§ Request: Repeat the records in full and exactly, omitting pictures.
== Provided records ==
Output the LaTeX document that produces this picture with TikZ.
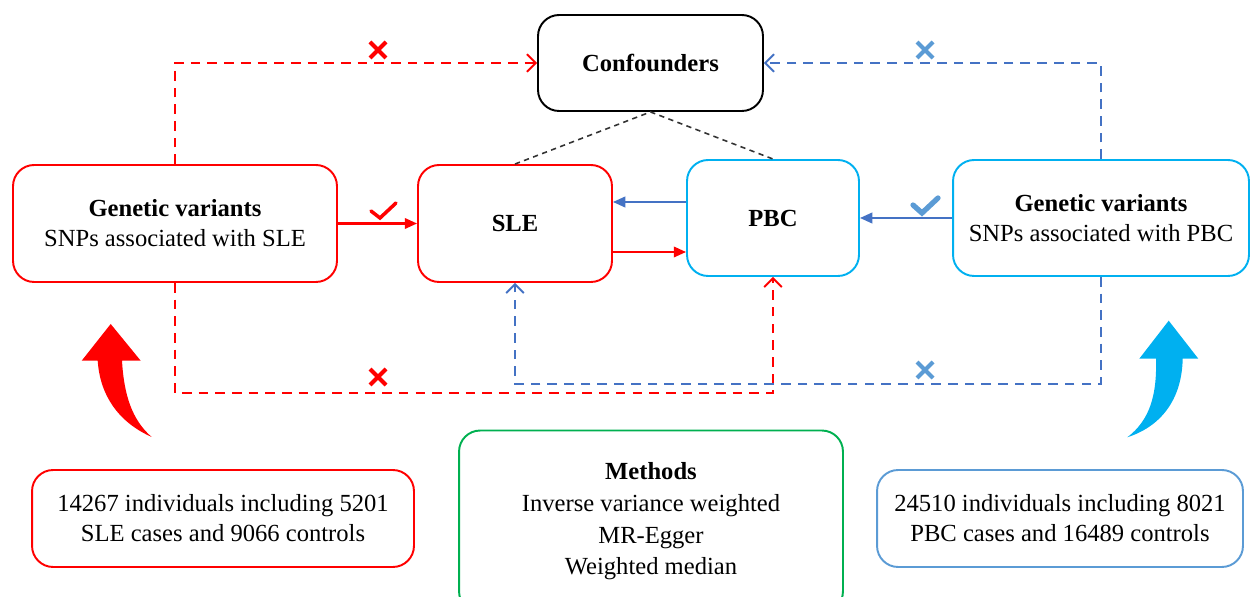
\documentclass[tikz,border=0pt]{standalone}
\usepackage{fontspec}
\setmainfont{Liberation Serif}
\usetikzlibrary{arrows.meta, positioning, calc}
\definecolor{slered}{RGB}{255, 0, 0}
\definecolor{pbccyan}{RGB}{0, 176, 240}
\definecolor{linkblue}{RGB}{68, 114, 196}
\definecolor{markblue}{RGB}{91, 155, 213}
\definecolor{methgreen}{RGB}{0, 176, 80}
\newcommand{\nolink}[3]{\draw[#1, line width=2.4pt] (#2-8,#3-8) -- (#2+8,#3+8) (#2-8,#3+8) -- (#2+8,#3-8);}
\tikzset{
  box/.style={draw, line width=1.1pt, rounded corners=12pt, align=center, inner sep=2pt},
  dashlink/.style={line width=1.1pt, dash pattern=on 5.5pt off 4pt, -{Straight Barb[length=5pt, width=10pt]}},
  solidlink/.style={line width=1.2pt, -{Triangle[length=7pt, width=6pt]}}
}

\begin{document}
\begin{tikzpicture}[x=0.02cm, y=-0.02cm, font=\fontsize{14}{17}\selectfont]
  \useasboundingbox (0,0) rectangle (1251,597);

  \node[box, draw=black, minimum width=4.5cm, minimum height=1.92cm] (conf) at (650.5,63) {\textbf{Confounders}};
  \node[box, draw=slered, minimum width=6.48cm, minimum height=2.34cm] (lgv) at (175,223.5)
    {\textbf{Genetic variants}\\SNPs associated with SLE};
  \node[box, draw=slered, minimum width=3.88cm, minimum height=2.34cm] (sle) at (515,223.5) {\textbf{SLE}};
  \node[box, draw=pbccyan, minimum width=3.44cm, minimum height=2.32cm] (pbc) at (773,218) {\textbf{PBC}};
  \node[box, draw=pbccyan, minimum width=5.92cm, minimum height=2.32cm] (rgv) at (1101,218)
    {\textbf{Genetic variants}\\SNPs associated with PBC};
  \node[box, draw=slered, minimum width=7.64cm, minimum height=1.94cm] (lsample) at (223,518.5)
    {14267 individuals including 5201\\SLE cases and 9066 controls};
  \node[box, draw=methgreen, minimum width=7.68cm, minimum height=3.64cm, font=\fontsize{14}{18}\selectfont] (methods) at (651,521.5)
    {\textbf{Methods}\\Inverse variance weighted\\MR-Egger\\Weighted median};
  \node[box, draw=markblue, minimum width=7.32cm, minimum height=1.94cm] (rsample) at (1060,518.5)
    {24510 individuals including 8021\\PBC cases and 16489 controls};

  \draw[dashlink, slered] (lgv.north) |- (conf.west);
  \draw[dashlink, linkblue] (rgv.north) |- (conf.east);
  \draw[dashlink, slered] (lgv.south) -- ++(0,110) -| (pbc.south);
  \draw[dashlink, linkblue] (rgv.south) -- ++(0,107) -| (sle.south);
  \draw[black!80, line width=0.9pt, dash pattern=on 3pt off 2.5pt] (sle.north) -- (conf.south) -- (pbc.north);

  \coordinate (upper) at (650,202);
  \coordinate (lower) at (650,252);
  \draw[solidlink, slered] (lgv.east) -- (sle.west);
  \draw[solidlink, linkblue] (pbc.west |- upper) -- (sle.east |- upper);
  \draw[solidlink, slered] (sle.east |- lower) -- (pbc.west |- lower);
  \draw[solidlink, linkblue] (rgv.west) -- (pbc.east);

  \draw[slered, line width=2pt, line cap=round] (371,211) -- (380,218) -- (396,203);
  \draw[markblue, line width=3pt, line cap=round] (913,205) -- (922,213) -- (938,198);
  \nolink{slered}{378}{50}
  \nolink{markblue}{925}{50}
  \nolink{slered}{378}{377}
  \nolink{markblue}{925}{370}

  \fill[slered] (110.7,324) -- (140.7,360.7) -- (122,360.7) .. controls (124,395) and (132,420) .. (151.7,437)
    .. controls (118,422) and (100,395) .. (97.7,360.7) -- (81.7,360.7) -- cycle;
  \fill[pbccyan] (1168.7,320.7) -- (1198.3,358.7) -- (1182.7,358.7) .. controls (1182,395) and (1165,425) .. (1127.3,437.3)
    .. controls (1150,420) and (1157,395) .. (1156,358.7) -- (1139.3,358.7) -- cycle;
\end{tikzpicture}
\end{document}
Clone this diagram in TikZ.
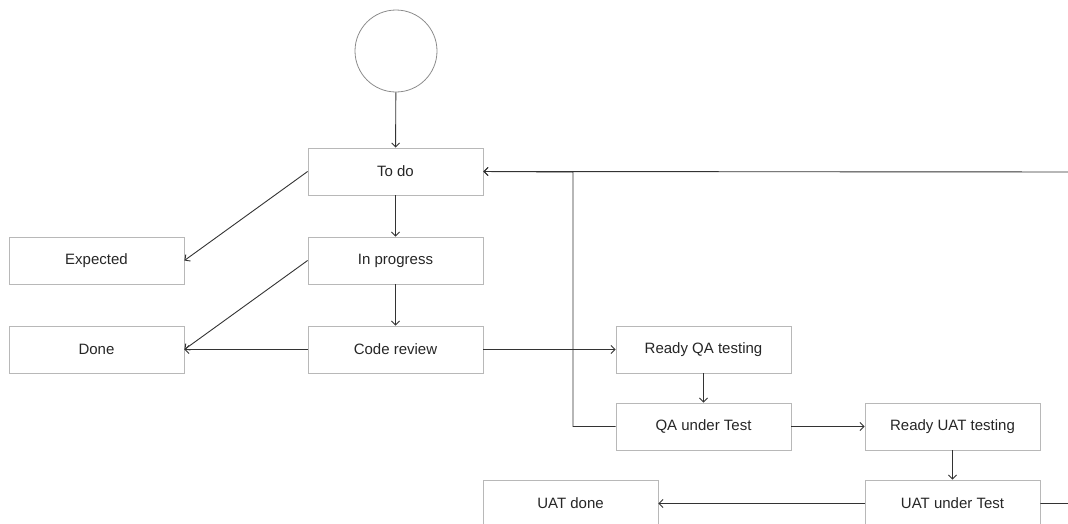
\documentclass[tikz,border=0pt]{standalone}
\usepackage{fontspec}
\setmainfont{Liberation Sans}
\usetikzlibrary{arrows.meta}
\begin{document}
\begin{tikzpicture}[x=1pt,y=-1pt,
  box/.style={draw=black!28,line width=0.8pt,minimum width=175pt,minimum height=47pt,inner sep=0pt,font=\fontsize{15}{17}\selectfont,text=black!85},
  startc/.style={draw=black!45,line width=0.8pt,circle,minimum size=82pt,inner sep=0pt},
  conn/.style={draw=black!80,line width=0.9pt,-{Straight Barb[length=4pt,width=8pt]}},
  plain/.style={draw=black!80,line width=0.9pt}]
\useasboundingbox (0,0) rectangle (1068,523);
\node[startc] (start) at (396,51) {};
\node[box] (todo) at (395.5,171.5) {To do};
\node[box] (exp) at (96.5,260.5) {Expected};
\node[box] (inprog) at (395.5,260.5) {In progress};
\node[box] (done) at (96.5,349.5) {Done};
\node[box] (code) at (395.5,349.5) {Code review};
\node[box] (rqa) at (703.5,349.5) {Ready QA testing};
\node[box] (qa) at (703.5,426.5) {QA under Test};
\node[box] (ruat) at (952.5,426.5) {Ready UAT testing};
\node[box] (uatdone) at (570.5,503.5) {UAT done};
\node[box] (uat) at (952.5,503.5) {UAT under Test};
\coordinate (qaturn) at (573,426.5);
\coordinate (qatop) at (573,172);
\coordinate (far1) at (1090,503.5);
\coordinate (far2) at (1090,172);
\draw[conn] (start) -- (todo);
\draw[conn] (todo) -- (inprog);
\draw[conn] (inprog) -- (code);
\draw[conn] (todo.west) -- (exp.east);
\draw[conn] (inprog.west) -- (done.east);
\draw[conn] (code.west) -- (done.east);
\draw[conn] (code.east) -- (rqa.west);
\draw[conn] (rqa) -- (qa);
\draw[conn] (qa.west) -- (qaturn) -- (qatop) -- (todo.east);
\draw[conn] (qa.east) -- (ruat.west);
\draw[conn] (ruat) -- (uat);
\draw[conn] (uat.west) -- (uatdone.east);
\draw[conn] (uat.east) -- (far1) -- (far2) -- (todo.east);
\end{tikzpicture}
\end{document}
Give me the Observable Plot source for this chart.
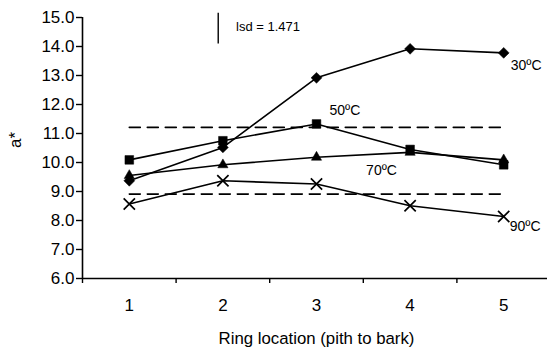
===
§ Output below:
Output the LaTeX document that produces this picture with TikZ.
\documentclass[tikz,border=0pt]{standalone}
\usepackage{fontspec}
\setmainfont{Liberation Serif}
\usetikzlibrary{arrows.meta, positioning, calc}
\definecolor{slered}{RGB}{255, 0, 0}
\definecolor{pbccyan}{RGB}{0, 176, 240}
\definecolor{linkblue}{RGB}{68, 114, 196}
\definecolor{markblue}{RGB}{91, 155, 213}
\definecolor{methgreen}{RGB}{0, 176, 80}
\newcommand{\nolink}[3]{\draw[#1, line width=2.4pt] (#2-8,#3-8) -- (#2+8,#3+8) (#2-8,#3+8) -- (#2+8,#3-8);}
\tikzset{
  box/.style={draw, line width=1.1pt, rounded corners=12pt, align=center, inner sep=2pt},
  dashlink/.style={line width=1.1pt, dash pattern=on 5.5pt off 4pt, -{Straight Barb[length=5pt, width=10pt]}},
  solidlink/.style={line width=1.2pt, -{Triangle[length=7pt, width=6pt]}}
}

\begin{document}
\begin{tikzpicture}[x=0.02cm, y=-0.02cm, font=\fontsize{14}{17}\selectfont]
  \useasboundingbox (0,0) rectangle (1251,597);

  \node[box, draw=black, minimum width=4.5cm, minimum height=1.92cm] (conf) at (650.5,63) {\textbf{Confounders}};
  \node[box, draw=slered, minimum width=6.48cm, minimum height=2.34cm] (lgv) at (175,223.5)
    {\textbf{Genetic variants}\\SNPs associated with SLE};
  \node[box, draw=slered, minimum width=3.88cm, minimum height=2.34cm] (sle) at (515,223.5) {\textbf{SLE}};
  \node[box, draw=pbccyan, minimum width=3.44cm, minimum height=2.32cm] (pbc) at (773,218) {\textbf{PBC}};
  \node[box, draw=pbccyan, minimum width=5.92cm, minimum height=2.32cm] (rgv) at (1101,218)
    {\textbf{Genetic variants}\\SNPs associated with PBC};
  \node[box, draw=slered, minimum width=7.64cm, minimum height=1.94cm] (lsample) at (223,518.5)
    {14267 individuals including 5201\\SLE cases and 9066 controls};
  \node[box, draw=methgreen, minimum width=7.68cm, minimum height=3.64cm, font=\fontsize{14}{18}\selectfont] (methods) at (651,521.5)
    {\textbf{Methods}\\Inverse variance weighted\\MR-Egger\\Weighted median};
  \node[box, draw=markblue, minimum width=7.32cm, minimum height=1.94cm] (rsample) at (1060,518.5)
    {24510 individuals including 8021\\PBC cases and 16489 controls};

  \draw[dashlink, slered] (lgv.north) |- (conf.west);
  \draw[dashlink, linkblue] (rgv.north) |- (conf.east);
  \draw[dashlink, slered] (lgv.south) -- ++(0,110) -| (pbc.south);
  \draw[dashlink, linkblue] (rgv.south) -- ++(0,107) -| (sle.south);
  \draw[black!80, line width=0.9pt, dash pattern=on 3pt off 2.5pt] (sle.north) -- (conf.south) -- (pbc.north);

  \coordinate (upper) at (650,202);
  \coordinate (lower) at (650,252);
  \draw[solidlink, slered] (lgv.east) -- (sle.west);
  \draw[solidlink, linkblue] (pbc.west |- upper) -- (sle.east |- upper);
  \draw[solidlink, slered] (sle.east |- lower) -- (pbc.west |- lower);
  \draw[solidlink, linkblue] (rgv.west) -- (pbc.east);

  \draw[slered, line width=2pt, line cap=round] (371,211) -- (380,218) -- (396,203);
  \draw[markblue, line width=3pt, line cap=round] (913,205) -- (922,213) -- (938,198);
  \nolink{slered}{378}{50}
  \nolink{markblue}{925}{50}
  \nolink{slered}{378}{377}
  \nolink{markblue}{925}{370}

  \fill[slered] (110.7,324) -- (140.7,360.7) -- (122,360.7) .. controls (124,395) and (132,420) .. (151.7,437)
    .. controls (118,422) and (100,395) .. (97.7,360.7) -- (81.7,360.7) -- cycle;
  \fill[pbccyan] (1168.7,320.7) -- (1198.3,358.7) -- (1182.7,358.7) .. controls (1182,395) and (1165,425) .. (1127.3,437.3)
    .. controls (1150,420) and (1157,395) .. (1156,358.7) -- (1139.3,358.7) -- cycle;
\end{tikzpicture}
\end{document}
Clone this diagram in TikZ.
\documentclass[tikz,border=0pt]{standalone}
\usepackage{fontspec}
\setmainfont{Liberation Sans}
\usetikzlibrary{arrows.meta}
\begin{document}
\begin{tikzpicture}[x=1pt,y=-1pt,
  box/.style={draw=black!28,line width=0.8pt,minimum width=175pt,minimum height=47pt,inner sep=0pt,font=\fontsize{15}{17}\selectfont,text=black!85},
  startc/.style={draw=black!45,line width=0.8pt,circle,minimum size=82pt,inner sep=0pt},
  conn/.style={draw=black!80,line width=0.9pt,-{Straight Barb[length=4pt,width=8pt]}},
  plain/.style={draw=black!80,line width=0.9pt}]
\useasboundingbox (0,0) rectangle (1068,523);
\node[startc] (start) at (396,51) {};
\node[box] (todo) at (395.5,171.5) {To do};
\node[box] (exp) at (96.5,260.5) {Expected};
\node[box] (inprog) at (395.5,260.5) {In progress};
\node[box] (done) at (96.5,349.5) {Done};
\node[box] (code) at (395.5,349.5) {Code review};
\node[box] (rqa) at (703.5,349.5) {Ready QA testing};
\node[box] (qa) at (703.5,426.5) {QA under Test};
\node[box] (ruat) at (952.5,426.5) {Ready UAT testing};
\node[box] (uatdone) at (570.5,503.5) {UAT done};
\node[box] (uat) at (952.5,503.5) {UAT under Test};
\coordinate (qaturn) at (573,426.5);
\coordinate (qatop) at (573,172);
\coordinate (far1) at (1090,503.5);
\coordinate (far2) at (1090,172);
\draw[conn] (start) -- (todo);
\draw[conn] (todo) -- (inprog);
\draw[conn] (inprog) -- (code);
\draw[conn] (todo.west) -- (exp.east);
\draw[conn] (inprog.west) -- (done.east);
\draw[conn] (code.west) -- (done.east);
\draw[conn] (code.east) -- (rqa.west);
\draw[conn] (rqa) -- (qa);
\draw[conn] (qa.west) -- (qaturn) -- (qatop) -- (todo.east);
\draw[conn] (qa.east) -- (ruat.west);
\draw[conn] (ruat) -- (uat);
\draw[conn] (uat.west) -- (uatdone.east);
\draw[conn] (uat.east) -- (far1) -- (far2) -- (todo.east);
\end{tikzpicture}
\end{document}
Give me the Observable Plot source for this chart.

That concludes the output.